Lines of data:
start
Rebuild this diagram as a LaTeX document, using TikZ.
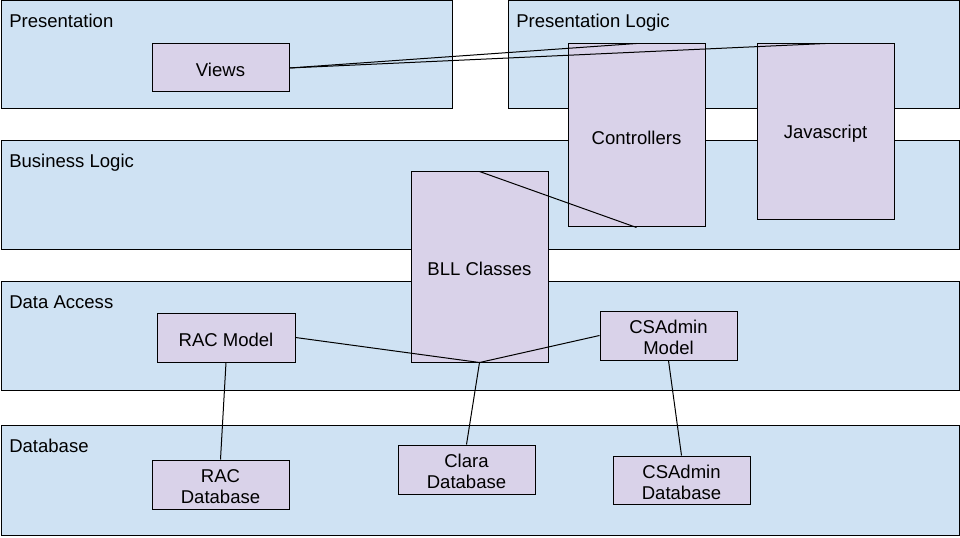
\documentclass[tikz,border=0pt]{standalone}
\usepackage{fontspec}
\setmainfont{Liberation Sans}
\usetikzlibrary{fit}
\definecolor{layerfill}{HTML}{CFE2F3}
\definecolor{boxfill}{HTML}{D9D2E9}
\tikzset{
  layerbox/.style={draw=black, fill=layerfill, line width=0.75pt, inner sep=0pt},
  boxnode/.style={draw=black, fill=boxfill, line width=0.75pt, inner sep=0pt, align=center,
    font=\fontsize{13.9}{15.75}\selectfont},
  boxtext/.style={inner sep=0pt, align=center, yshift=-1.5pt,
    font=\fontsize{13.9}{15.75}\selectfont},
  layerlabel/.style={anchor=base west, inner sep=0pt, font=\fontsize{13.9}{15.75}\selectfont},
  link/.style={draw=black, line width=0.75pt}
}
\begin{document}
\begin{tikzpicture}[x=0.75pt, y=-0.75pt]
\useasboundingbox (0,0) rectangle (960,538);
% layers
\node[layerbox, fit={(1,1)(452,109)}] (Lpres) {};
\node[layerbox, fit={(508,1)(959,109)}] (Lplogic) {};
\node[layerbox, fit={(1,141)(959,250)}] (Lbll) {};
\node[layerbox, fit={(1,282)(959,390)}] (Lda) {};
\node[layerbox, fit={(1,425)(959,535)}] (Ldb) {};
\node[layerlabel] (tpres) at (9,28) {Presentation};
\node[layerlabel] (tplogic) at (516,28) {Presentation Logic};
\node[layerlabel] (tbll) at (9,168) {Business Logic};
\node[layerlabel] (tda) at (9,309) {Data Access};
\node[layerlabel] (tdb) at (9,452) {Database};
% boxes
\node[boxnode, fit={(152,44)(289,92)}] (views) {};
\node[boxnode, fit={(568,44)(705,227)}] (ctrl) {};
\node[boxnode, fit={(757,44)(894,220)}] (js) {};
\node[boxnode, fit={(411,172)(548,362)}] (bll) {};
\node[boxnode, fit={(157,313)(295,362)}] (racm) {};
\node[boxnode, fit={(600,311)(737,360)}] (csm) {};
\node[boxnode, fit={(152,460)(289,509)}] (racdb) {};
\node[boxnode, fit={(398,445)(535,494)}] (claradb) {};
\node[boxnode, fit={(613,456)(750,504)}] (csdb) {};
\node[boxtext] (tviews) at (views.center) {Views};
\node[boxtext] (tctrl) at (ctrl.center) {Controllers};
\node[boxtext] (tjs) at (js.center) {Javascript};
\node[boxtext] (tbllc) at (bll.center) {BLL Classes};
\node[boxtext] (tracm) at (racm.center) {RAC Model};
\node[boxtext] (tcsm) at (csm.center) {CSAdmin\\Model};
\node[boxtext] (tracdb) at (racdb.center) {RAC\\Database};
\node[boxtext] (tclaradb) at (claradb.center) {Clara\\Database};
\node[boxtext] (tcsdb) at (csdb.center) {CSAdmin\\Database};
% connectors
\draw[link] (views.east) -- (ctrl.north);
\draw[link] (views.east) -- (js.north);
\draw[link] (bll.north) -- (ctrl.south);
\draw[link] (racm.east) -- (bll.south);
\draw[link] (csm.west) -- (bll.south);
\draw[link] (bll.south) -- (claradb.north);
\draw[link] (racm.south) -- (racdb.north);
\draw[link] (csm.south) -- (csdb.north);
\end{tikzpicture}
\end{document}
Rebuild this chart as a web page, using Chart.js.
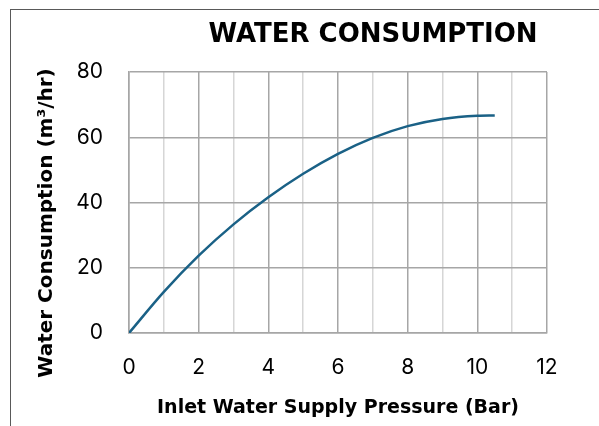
end
Using the records above, gather all lines where the string "this" is present.

Rebuild this diagram as a LaTeX document, using TikZ.
Rebuild this chart as a web page, using Chart.js.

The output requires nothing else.